### Description of the task:
Retype the run of lines that opens with the line containing "Recreate this image" and closes with the line containing "var etaEqEnd = 8.85;", exactly and inclusively, but skip the pictures.

### Data to process:
-- begin --
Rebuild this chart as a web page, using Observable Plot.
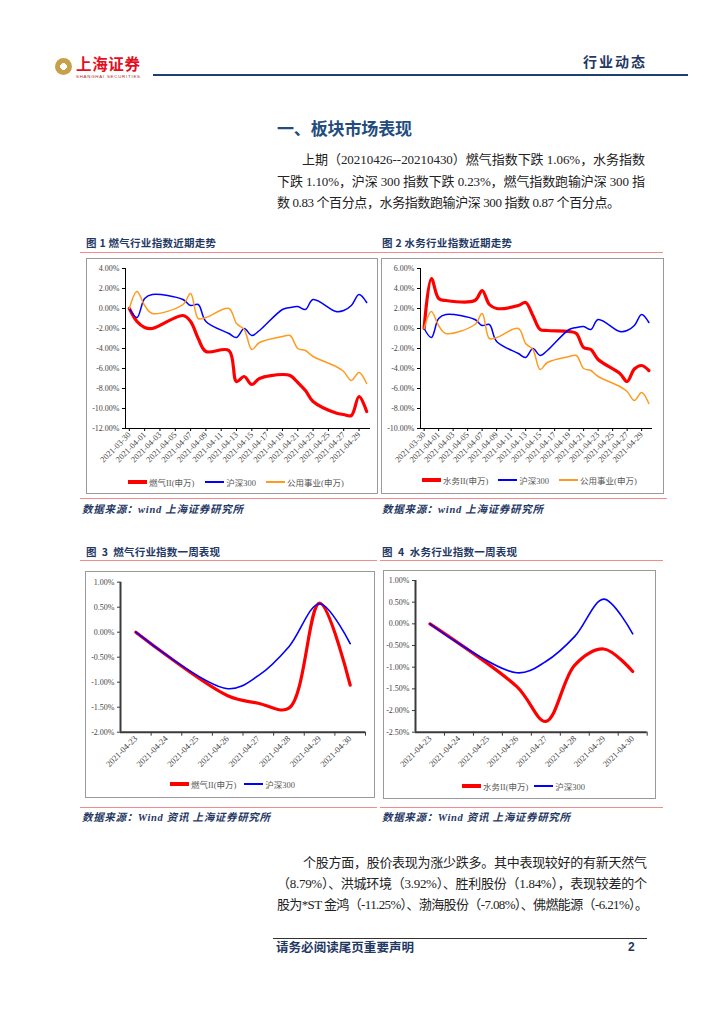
-- end --
-- begin --
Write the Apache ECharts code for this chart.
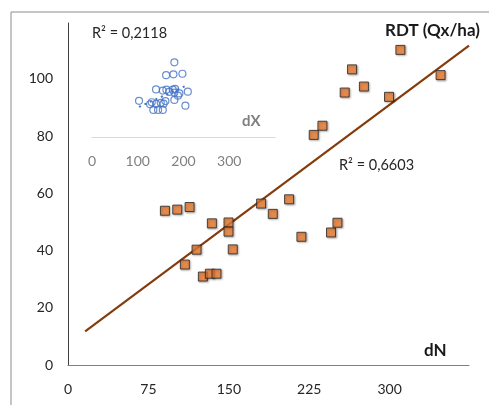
-- end --
-- begin --
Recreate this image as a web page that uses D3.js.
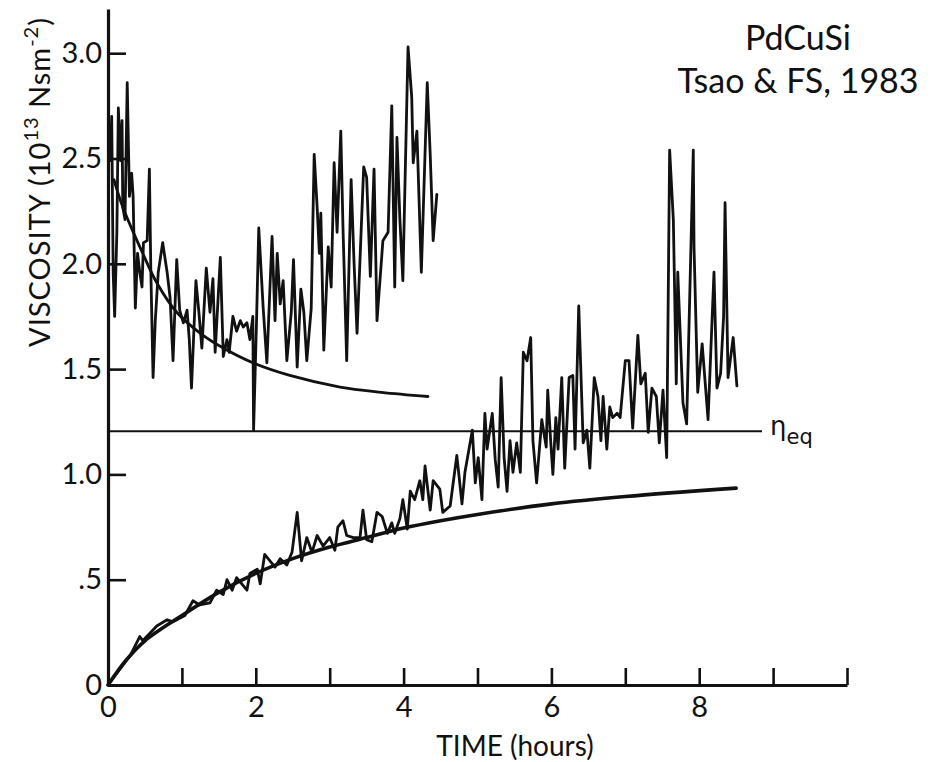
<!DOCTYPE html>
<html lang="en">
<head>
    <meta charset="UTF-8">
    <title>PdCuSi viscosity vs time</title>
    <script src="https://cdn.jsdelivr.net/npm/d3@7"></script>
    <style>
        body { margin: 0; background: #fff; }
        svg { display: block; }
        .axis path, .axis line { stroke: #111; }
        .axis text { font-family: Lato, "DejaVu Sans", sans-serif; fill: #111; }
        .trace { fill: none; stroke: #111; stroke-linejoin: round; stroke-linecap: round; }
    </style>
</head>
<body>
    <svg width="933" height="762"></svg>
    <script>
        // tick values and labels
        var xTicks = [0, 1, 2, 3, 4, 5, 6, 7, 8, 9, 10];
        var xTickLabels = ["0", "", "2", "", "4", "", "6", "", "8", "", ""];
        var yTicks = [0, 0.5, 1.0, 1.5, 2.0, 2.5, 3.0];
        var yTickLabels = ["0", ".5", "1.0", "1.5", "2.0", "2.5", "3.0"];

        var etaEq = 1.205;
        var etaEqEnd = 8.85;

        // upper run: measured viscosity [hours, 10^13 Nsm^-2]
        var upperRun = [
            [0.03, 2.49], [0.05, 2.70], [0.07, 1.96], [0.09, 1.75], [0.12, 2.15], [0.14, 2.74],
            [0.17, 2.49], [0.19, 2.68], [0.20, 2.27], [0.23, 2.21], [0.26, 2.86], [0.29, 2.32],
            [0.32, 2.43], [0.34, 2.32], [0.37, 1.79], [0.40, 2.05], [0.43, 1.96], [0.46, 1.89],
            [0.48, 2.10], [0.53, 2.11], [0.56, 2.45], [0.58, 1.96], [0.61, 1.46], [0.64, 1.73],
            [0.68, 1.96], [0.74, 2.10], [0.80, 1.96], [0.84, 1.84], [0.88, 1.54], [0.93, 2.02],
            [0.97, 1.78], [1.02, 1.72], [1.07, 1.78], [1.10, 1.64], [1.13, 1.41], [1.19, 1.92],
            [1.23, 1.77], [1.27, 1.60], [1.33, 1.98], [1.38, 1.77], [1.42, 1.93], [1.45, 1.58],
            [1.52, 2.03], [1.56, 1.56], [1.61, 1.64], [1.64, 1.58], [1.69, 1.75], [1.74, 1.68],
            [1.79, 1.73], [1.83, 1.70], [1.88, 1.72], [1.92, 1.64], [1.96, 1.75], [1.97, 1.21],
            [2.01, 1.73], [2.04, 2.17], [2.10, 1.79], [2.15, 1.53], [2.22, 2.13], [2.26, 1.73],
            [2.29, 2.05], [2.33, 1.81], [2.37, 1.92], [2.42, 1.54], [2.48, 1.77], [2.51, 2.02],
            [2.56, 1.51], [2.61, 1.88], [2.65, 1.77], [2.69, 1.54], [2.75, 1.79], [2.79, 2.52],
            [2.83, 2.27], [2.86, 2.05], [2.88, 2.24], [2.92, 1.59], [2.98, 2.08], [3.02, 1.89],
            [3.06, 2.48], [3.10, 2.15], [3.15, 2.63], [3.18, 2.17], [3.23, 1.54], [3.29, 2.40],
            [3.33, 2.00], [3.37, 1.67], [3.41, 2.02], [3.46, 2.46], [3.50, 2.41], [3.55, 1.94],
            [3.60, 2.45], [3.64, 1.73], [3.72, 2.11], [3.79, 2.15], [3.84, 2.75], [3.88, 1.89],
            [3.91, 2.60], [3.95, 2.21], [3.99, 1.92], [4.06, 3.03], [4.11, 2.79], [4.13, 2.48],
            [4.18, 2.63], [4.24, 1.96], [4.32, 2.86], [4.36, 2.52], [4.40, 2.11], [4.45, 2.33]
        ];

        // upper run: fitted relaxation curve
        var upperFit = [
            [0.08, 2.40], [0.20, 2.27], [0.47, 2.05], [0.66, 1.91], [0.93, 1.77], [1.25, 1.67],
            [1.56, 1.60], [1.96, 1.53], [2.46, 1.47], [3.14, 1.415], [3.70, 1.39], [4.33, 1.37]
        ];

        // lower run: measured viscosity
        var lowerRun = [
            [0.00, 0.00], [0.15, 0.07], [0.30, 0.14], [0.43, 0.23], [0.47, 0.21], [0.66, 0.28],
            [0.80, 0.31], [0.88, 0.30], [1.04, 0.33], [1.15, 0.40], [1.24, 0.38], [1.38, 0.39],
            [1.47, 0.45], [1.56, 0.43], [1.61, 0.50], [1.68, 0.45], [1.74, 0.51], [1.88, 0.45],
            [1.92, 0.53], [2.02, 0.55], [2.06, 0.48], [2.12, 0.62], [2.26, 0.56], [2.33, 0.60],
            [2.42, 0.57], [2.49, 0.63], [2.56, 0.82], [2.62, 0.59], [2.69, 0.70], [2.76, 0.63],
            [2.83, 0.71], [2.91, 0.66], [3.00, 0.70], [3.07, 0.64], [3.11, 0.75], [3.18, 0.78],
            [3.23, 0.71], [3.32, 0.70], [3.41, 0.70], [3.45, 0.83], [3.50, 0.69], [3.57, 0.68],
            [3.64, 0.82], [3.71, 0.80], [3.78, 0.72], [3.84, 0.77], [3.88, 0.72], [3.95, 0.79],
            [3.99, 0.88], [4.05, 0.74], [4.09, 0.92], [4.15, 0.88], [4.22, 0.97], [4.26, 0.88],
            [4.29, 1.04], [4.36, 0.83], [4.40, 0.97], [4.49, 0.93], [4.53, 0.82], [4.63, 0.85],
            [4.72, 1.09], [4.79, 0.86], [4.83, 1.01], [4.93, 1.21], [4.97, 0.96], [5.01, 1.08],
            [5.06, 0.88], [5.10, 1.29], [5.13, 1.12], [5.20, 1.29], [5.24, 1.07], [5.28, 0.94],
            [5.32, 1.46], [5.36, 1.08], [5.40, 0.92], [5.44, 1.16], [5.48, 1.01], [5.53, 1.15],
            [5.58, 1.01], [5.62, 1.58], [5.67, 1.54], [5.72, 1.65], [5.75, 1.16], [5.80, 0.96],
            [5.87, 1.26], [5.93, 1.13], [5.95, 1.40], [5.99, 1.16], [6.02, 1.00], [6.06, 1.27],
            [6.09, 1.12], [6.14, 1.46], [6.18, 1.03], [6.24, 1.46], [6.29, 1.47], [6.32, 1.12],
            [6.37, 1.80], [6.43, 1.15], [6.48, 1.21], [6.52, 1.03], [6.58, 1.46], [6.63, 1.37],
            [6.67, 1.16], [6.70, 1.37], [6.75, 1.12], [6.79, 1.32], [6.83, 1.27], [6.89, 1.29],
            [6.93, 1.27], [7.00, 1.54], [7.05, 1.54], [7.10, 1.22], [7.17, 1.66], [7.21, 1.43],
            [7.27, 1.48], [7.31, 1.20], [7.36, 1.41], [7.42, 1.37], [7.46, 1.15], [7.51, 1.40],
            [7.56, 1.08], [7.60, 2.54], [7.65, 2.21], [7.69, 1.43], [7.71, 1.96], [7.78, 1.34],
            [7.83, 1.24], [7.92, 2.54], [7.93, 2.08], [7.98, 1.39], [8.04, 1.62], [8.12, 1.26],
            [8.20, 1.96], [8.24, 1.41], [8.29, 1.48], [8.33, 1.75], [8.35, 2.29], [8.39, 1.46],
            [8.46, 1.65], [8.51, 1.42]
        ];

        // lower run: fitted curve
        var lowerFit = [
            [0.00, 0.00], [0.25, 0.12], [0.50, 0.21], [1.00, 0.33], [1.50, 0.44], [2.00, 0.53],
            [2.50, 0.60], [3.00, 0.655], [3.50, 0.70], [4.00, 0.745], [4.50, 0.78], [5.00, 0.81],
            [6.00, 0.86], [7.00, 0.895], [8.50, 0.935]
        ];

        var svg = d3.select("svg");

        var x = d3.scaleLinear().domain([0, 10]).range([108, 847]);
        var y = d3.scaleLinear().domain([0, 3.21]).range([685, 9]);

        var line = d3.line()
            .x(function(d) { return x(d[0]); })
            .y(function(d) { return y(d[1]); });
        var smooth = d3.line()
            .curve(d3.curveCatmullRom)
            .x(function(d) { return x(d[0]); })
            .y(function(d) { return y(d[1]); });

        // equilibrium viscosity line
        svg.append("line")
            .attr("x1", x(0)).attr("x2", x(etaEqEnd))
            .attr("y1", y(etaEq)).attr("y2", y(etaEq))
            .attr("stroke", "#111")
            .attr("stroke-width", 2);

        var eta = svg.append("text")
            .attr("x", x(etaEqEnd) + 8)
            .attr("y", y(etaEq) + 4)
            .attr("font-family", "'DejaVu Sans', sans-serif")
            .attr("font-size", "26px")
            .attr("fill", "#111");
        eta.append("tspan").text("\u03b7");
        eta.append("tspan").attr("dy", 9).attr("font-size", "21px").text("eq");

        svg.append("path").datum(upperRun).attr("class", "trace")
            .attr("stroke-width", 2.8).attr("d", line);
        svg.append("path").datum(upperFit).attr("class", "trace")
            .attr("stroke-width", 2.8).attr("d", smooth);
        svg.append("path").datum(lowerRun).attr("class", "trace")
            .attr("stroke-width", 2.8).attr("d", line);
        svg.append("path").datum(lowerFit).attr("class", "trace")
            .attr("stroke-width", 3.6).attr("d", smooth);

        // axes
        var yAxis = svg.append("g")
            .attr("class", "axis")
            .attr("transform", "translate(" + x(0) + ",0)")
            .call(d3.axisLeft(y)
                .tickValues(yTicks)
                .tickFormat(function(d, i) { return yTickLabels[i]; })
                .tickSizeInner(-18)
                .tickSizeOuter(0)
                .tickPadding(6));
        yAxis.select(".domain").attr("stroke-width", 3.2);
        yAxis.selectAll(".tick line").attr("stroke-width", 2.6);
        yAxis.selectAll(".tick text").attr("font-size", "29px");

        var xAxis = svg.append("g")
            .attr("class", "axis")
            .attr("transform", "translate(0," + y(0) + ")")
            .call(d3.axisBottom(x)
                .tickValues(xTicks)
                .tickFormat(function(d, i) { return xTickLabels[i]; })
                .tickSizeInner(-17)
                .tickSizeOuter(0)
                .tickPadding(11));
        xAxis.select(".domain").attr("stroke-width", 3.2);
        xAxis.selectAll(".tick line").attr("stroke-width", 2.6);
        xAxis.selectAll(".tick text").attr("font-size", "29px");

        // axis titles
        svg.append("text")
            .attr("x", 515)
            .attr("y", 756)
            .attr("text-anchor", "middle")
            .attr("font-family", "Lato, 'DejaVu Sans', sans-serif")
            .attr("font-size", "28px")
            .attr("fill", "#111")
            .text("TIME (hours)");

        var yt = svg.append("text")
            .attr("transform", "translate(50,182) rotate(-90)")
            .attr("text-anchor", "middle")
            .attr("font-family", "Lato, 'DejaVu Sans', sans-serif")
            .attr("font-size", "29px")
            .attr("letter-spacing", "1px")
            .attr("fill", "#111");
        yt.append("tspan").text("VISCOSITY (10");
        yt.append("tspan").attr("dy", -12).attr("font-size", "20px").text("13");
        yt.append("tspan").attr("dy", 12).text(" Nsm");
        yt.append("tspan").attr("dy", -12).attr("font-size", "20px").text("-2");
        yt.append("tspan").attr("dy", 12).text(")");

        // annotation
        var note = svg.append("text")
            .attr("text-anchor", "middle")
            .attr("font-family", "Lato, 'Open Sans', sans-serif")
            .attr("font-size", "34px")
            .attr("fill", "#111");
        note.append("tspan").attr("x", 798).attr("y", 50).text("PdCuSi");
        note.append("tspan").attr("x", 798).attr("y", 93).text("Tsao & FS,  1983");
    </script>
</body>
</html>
-- end --
### Full solution:
Recreate this image as a web page that uses D3.js.
<!DOCTYPE html>
<html lang="en">
<head>
    <meta charset="UTF-8">
    <title>PdCuSi viscosity vs time</title>
    <script src="https://cdn.jsdelivr.net/npm/d3@7"></script>
    <style>
        body { margin: 0; background: #fff; }
        svg { display: block; }
        .axis path, .axis line { stroke: #111; }
        .axis text { font-family: Lato, "DejaVu Sans", sans-serif; fill: #111; }
        .trace { fill: none; stroke: #111; stroke-linejoin: round; stroke-linecap: round; }
    </style>
</head>
<body>
    <svg width="933" height="762"></svg>
    <script>
        // tick values and labels
        var xTicks = [0, 1, 2, 3, 4, 5, 6, 7, 8, 9, 10];
        var xTickLabels = ["0", "", "2", "", "4", "", "6", "", "8", "", ""];
        var yTicks = [0, 0.5, 1.0, 1.5, 2.0, 2.5, 3.0];
        var yTickLabels = ["0", ".5", "1.0", "1.5", "2.0", "2.5", "3.0"];

        var etaEq = 1.205;
        var etaEqEnd = 8.85;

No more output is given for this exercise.